🤖 AI Summary
Existing agent memory evaluations struggle to assess the ability to internalize environment-specific experiences in customized web settings. To address this gap, this work proposes LongMemEval-V2, a benchmark comprising 451 handcrafted questions and 115M tokens of historical interaction trajectories, establishing the first long-term memory evaluation framework explicitly targeting environmental experience internalization. It defines five core memory capabilities: static state recall, dynamic tracking, workflow comprehension, environmental trap awareness, and prerequisite consciousness. Building on this framework, we introduce the AgentRunbook family of methods: AgentRunbook-R employs a RAG architecture, while AgentRunbook-C integrates code-based agents with file-based trajectory processing, enhanced by a knowledge pool and sandboxing mechanisms.
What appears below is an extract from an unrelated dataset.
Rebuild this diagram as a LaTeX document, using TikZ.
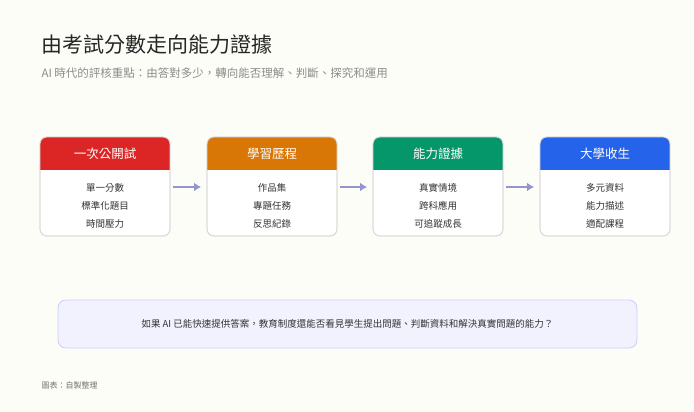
\documentclass[tikz,border=0pt]{standalone}
\usepackage{fontspec}
\setmainfont{Noto Sans CJK TC}
\begin{document}
\begin{tikzpicture}[x=1pt,y=-1pt,
 card/.style={draw=black!15,fill=white,rounded corners=7pt,line width=0.8pt},
 hdr/.style={font=\fontsize{12.5}{14}\selectfont,text=white},
 item/.style={font=\fontsize{9.5}{11}\selectfont,text=black!80},
 arr/.style={draw=gray!60!blue!60,line width=2.2pt,-{Latex[length=7pt,width=9pt]}}]
\usetikzlibrary{arrows.meta}
\fill[black!1!white!98!yellow] (0,0) rectangle (694,412);
\node[anchor=west,font=\fontsize{21}{24}\selectfont,text=black!85] (title) at (38,44) {由考試分數走向能力證據};
\node[anchor=west,font=\fontsize{11.5}{13}\selectfont,text=black!45] (sub) at (38,73) {AI 時代的評核重點：由答對多少，轉向能否理解、判斷、探究和運用};
\definecolor{c1}{HTML}{DC2626}\definecolor{c2}{HTML}{D97706}\definecolor{c3}{HTML}{059669}\definecolor{c4}{HTML}{2563EB}
\foreach \x/\c/\h/\a/\b/\d [count=\i] in {40/c1/一次公開試/單一分數/標準化題目/時間壓力, 207/c2/學習歷程/作品集/專題任務/反思紀錄, 373/c3/能力證據/真實情境/跨科應用/可追蹤成長, 540/c4/大學收生/多元資料/能力描述/適配課程}{
 \draw[card] (\x,137) rectangle ++(130,99);
 \begin{scope}
 \clip[rounded corners=7pt] (\x,137) rectangle ++(130,99);
 \fill[\c] (\x,137) rectangle ++(130,33);
 \end{scope}
 \draw[black!15,line width=0.8pt,rounded corners=7pt] (\x,137) rectangle ++(130,99);
 \node[hdr] (h\i) at (\x+65,154) {\h};
 \node[item] (a\i) at (\x+65,188) {\a};
 \node[item] (b\i) at (\x+65,206) {\b};
 \node[item] (d\i) at (\x+65,224) {\d};
 \coordinate (L\i) at (\x,187);
 \coordinate (R\i) at (\x+130,187);
}
\draw[arr] ([xshift=3pt]R1) -- ([xshift=-6pt]L2);
\draw[arr] ([xshift=3pt]R2) -- ([xshift=-6pt]L3);
\draw[arr] ([xshift=3pt]R3) -- ([xshift=-6pt]L4);
\node[draw=blue!20,fill=blue!5,rounded corners=8pt,line width=0.8pt,minimum width=579pt,minimum height=48pt,font=\fontsize{9.5}{11}\selectfont,text=black!80] (q) at (347.5,324) {如果 AI 已能快速提供答案，教育制度還能否看見學生提出問題、判斷資料和解決真實問題的能力？};
\node[anchor=west,font=\fontsize{8}{10}\selectfont,text=black!55] (src) at (38,385) {圖表：自製整理};
\end{tikzpicture}
\end{document}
Experiments show that AgentRunbook-C achieves an average accuracy of 72.5%, significantly outperforming the strongest RAG baseline (48.5%) and off-the-shelf code agents (69.3%), albeit with higher latency, thereby highlighting a new direction for jointly optimizing accuracy and efficiency.
📝 Abstract
Long-term memory is crucial for agents in specialized web environments, where success depends on recalling interface affordances, state dynamics, workflows, and recurring failure modes. However, existing memory benchmarks for agents mostly focus on user histories, short traces, or downstream task success, leaving open how to directly evaluate whether memory systems effectively internalize environment-specific experience. To address this gap, we introduce LongMemEval-V2 (LME-V2), a benchmark for evaluating whether memory systems can help agents acquire the experience needed to become knowledgeable colleagues in customized environments. LME-V2 contains 451 manually curated questions covering five core memory abilities for web agents: static state recall, dynamic state tracking, workflow knowledge, environment gotchas, and premise awareness. Questions are paired with history trajectories containing up to 500 trajectories and 115M tokens. We use a context gathering formulation: memory systems consume history trajectories and return compact evidence for downstream question answering. We propose a suite of two memory methods: AgentRunbook-R, an efficient RAG-based memory with knowledge pools for raw state observations, events, and strategy notes, and AgentRunbook-C, which stores trajectories as files and invokes a coding agent to gather evidence in an augmented sandbox. Experiments show that AgentRunbook-C achieves the best performance with 72.5% average accuracy, outperforming the strongest RAG baseline (48.5%) and the off-the-shelf coding agent baseline (69.3%). Despite the strong performance gains, coding agent based methods have high latency costs. While AgentRunbook-C advances the accuracy-latency Pareto frontier, substantial room for improvement remains. Together, these results establish LME-V2 as a challenging testbed for developing long-term memory systems for environment experience.